▸ **Exercise directions**:
Output the first line of the listing and each line after it, up to and including the line that contains "0.0105, 0.00577, 0.00148]", exactly as written, minus the pictures.

┌──

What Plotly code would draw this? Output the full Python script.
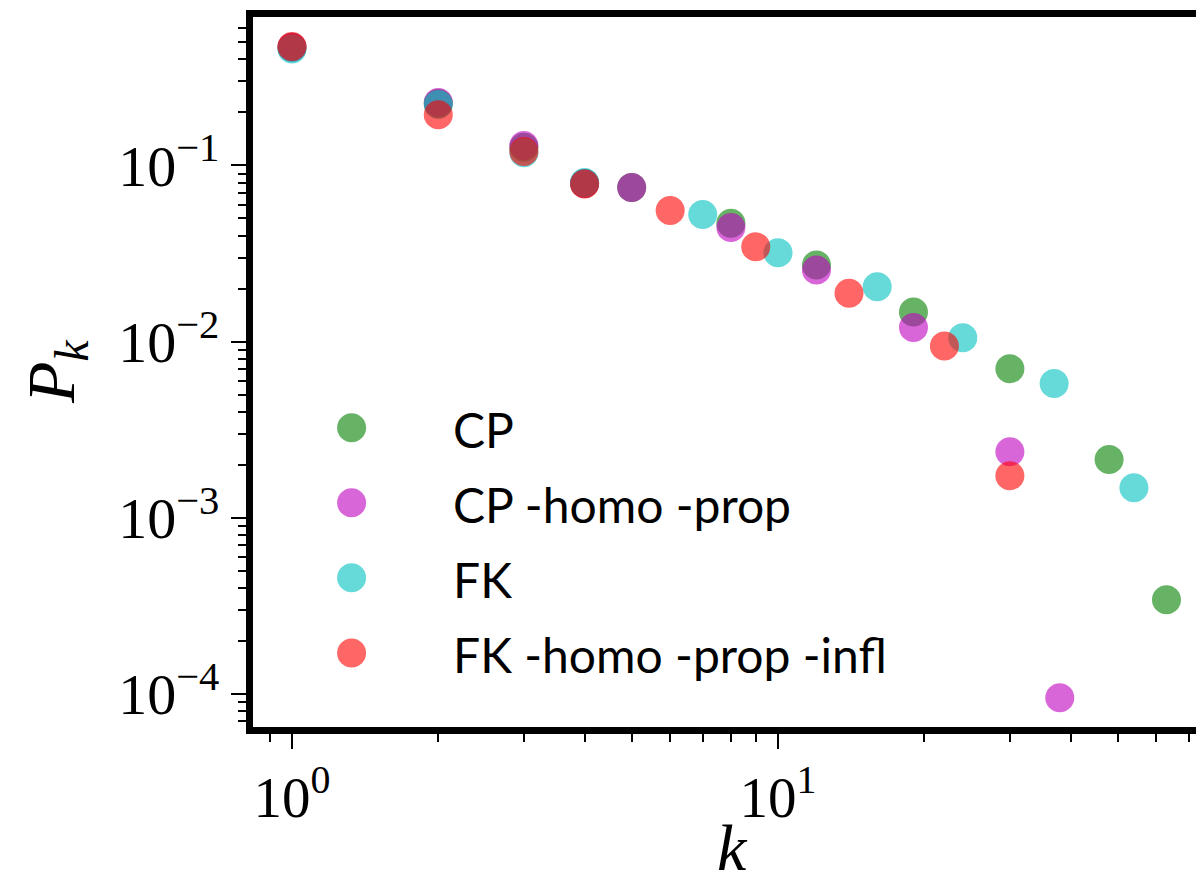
import plotly.graph_objects as go

# ---- data ----
series_names = ["CP", "CP -homo -prop", "FK", "FK -homo -prop -infl"]
series_colors = ["#008000", "#BF00BF", "#00BFBF", "#FF0000"]

k_cp = [1, 2, 3, 4, 5, 8, 12, 19, 30, 48, 63]
p_cp = [0.47, 0.225, 0.127, 0.079, 0.075, 0.047, 0.0272, 0.0147, 0.0070, 0.00214, 0.000342]

k_cp_hp = [1, 2, 3, 4, 5, 8, 12, 19, 30, 38]
p_cp_hp = [0.47, 0.228, 0.13, 0.079, 0.075, 0.0445, 0.0255, 0.012, 0.00237, 0.000095]

k_fk = [1, 2, 3, 4, 7, 10, 16, 24, 37, 54]
p_fk = [0.458, 0.222, 0.118, 0.080, 0.0527, 0.0319, 0.0205, 0.0105, 0.00577, 0.00148]

k_fk_hpi = [1, 2, 3, 4, 6, 9, 14, 22, 30]
p_fk_hpi = [0.474, 0.194, 0.12, 0.0785, 0.0555, 0.0345, 0.0188, 0.00942, 0.00173]

x_tickvals = [1, 10]
x_ticktext = ["10<sup>0</sup>", "10<sup>1</sup>"]
y_tickvals = [1e-4, 1e-3, 1e-2, 1e-1]
y_ticktext = ["10<sup>−4</sup>", "10<sup>−3</sup>", "10<sup>−2</sup>", "10<sup>−1</sup>"]

# ---- figure ----
W, H = 1204, 882
ML, MR, MT, MB = 245, 0, 9, 163
MSIZE = 29
OPAC = 0.6

fig = go.Figure()
all_k = [k_cp, k_cp_hp, k_fk, k_fk_hpi]
all_p = [p_cp, p_cp_hp, p_fk, p_fk_hpi]
for name, col, ks, ps in zip(series_names, series_colors, all_k, all_p):
    fig.add_trace(go.Scatter(
        x=ks, y=ps, mode="markers", name=name, showlegend=False,
        marker=dict(size=MSIZE, color=col, opacity=OPAC, line=dict(width=0)),
        xaxis="x", yaxis="y",
    ))

# manual legend (large markers) on an overlay axis in plot-area fractions
leg_x = 0.1028
leg_y0 = 0.4215
leg_dy = 0.1057
for i, (name, col) in enumerate(zip(series_names, series_colors)):
    yy = leg_y0 - i * leg_dy
    fig.add_annotation(
        x=0.2065, y=yy, xref="x2", yref="y2", text=name, showarrow=False,
        xanchor="left", yanchor="middle", yshift=-2,
        font=dict(family="Lato, Noto Sans, sans-serif", size=48, color="black"),
    )
    fig.add_trace(go.Scatter(
        x=[leg_x], y=[yy], mode="markers", showlegend=False, hoverinfo="skip",
        marker=dict(size=MSIZE, color=col, opacity=OPAC, line=dict(width=0)),
        xaxis="x2", yaxis="y2",
    ))

serif = "Liberation Serif, DejaVu Serif, serif"
minor_x = [0.9] + [m for m in range(2, 10)] + [m * 10 for m in range(2, 10)]
minor_y = [m * 10.0 ** e for e in range(-5, 0) for m in range(2, 10)]

fig.update_layout(
    width=W, height=H,
    margin=dict(l=ML, r=MR, t=MT, b=MB, pad=0),
    plot_bgcolor="white", paper_bgcolor="white",
    showlegend=False,
    xaxis=dict(
        type="log", range=[-0.0802, 1.893],
        tickmode="array", tickvals=x_tickvals, ticktext=x_ticktext,
        ticks="outside", ticklen=15, tickwidth=2, tickcolor="black",
        minor=dict(ticks="outside", ticklen=8, tickwidth=1.5, tickcolor="black",
                   tickmode="array", tickvals=minor_x, showgrid=False),
        showline=True, linewidth=7, linecolor="black", mirror=True,
        showgrid=False, zeroline=False,
        tickfont=dict(family=serif, size=57, color="black"),
    ),
    yaxis=dict(
        type="log", range=[-4.189, -0.1568],
        tickmode="array", tickvals=y_tickvals, ticktext=y_ticktext,
        ticks="outside", ticklen=15, tickwidth=2, tickcolor="black",
        minor=dict(ticks="outside", ticklen=8, tickwidth=1.5, tickcolor="black",
                   tickmode="array", tickvals=minor_y, showgrid=False),
        showline=True, linewidth=7, linecolor="black", mirror=False,
        showgrid=False, zeroline=False,
        tickfont=dict(family=serif, size=58, color="black"),
    ),
    xaxis2=dict(overlaying="x", range=[0, 1], visible=False, showgrid=False, zeroline=False),
    yaxis2=dict(overlaying="y", range=[0, 1], visible=False, showgrid=False, zeroline=False),
)

# axis titles
fig.add_annotation(
    x=0.5, y=0, xref="paper", yref="paper", yshift=-120, text="<i>k</i>",
    showarrow=False, xanchor="center", yanchor="middle",
    font=dict(family=serif, size=66, color="black"),
)
fig.add_annotation(
    x=0, y=0.5, xref="paper", yref="paper", xshift=-198,
    text="<i>P</i><sub><i>k</i></sub>", textangle=-90,
    showarrow=False, xanchor="center", yanchor="middle",
    font=dict(family=serif, size=68, color="black"),
)

fig.write_html("out.html")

└──

▸ **Response for this exercise**:
What Plotly code would draw this? Output the full Python script.
import plotly.graph_objects as go

# ---- data ----
series_names = ["CP", "CP -homo -prop", "FK", "FK -homo -prop -infl"]
series_colors = ["#008000", "#BF00BF", "#00BFBF", "#FF0000"]

k_cp = [1, 2, 3, 4, 5, 8, 12, 19, 30, 48, 63]
p_cp = [0.47, 0.225, 0.127, 0.079, 0.075, 0.047, 0.0272, 0.0147, 0.0070, 0.00214, 0.000342]

k_cp_hp = [1, 2, 3, 4, 5, 8, 12, 19, 30, 38]
p_cp_hp = [0.47, 0.228, 0.13, 0.079, 0.075, 0.0445, 0.0255, 0.012, 0.00237, 0.000095]

k_fk = [1, 2, 3, 4, 7, 10, 16, 24, 37, 54]
p_fk = [0.458, 0.222, 0.118, 0.080, 0.0527, 0.0319, 0.0205, 0.0105, 0.00577, 0.00148]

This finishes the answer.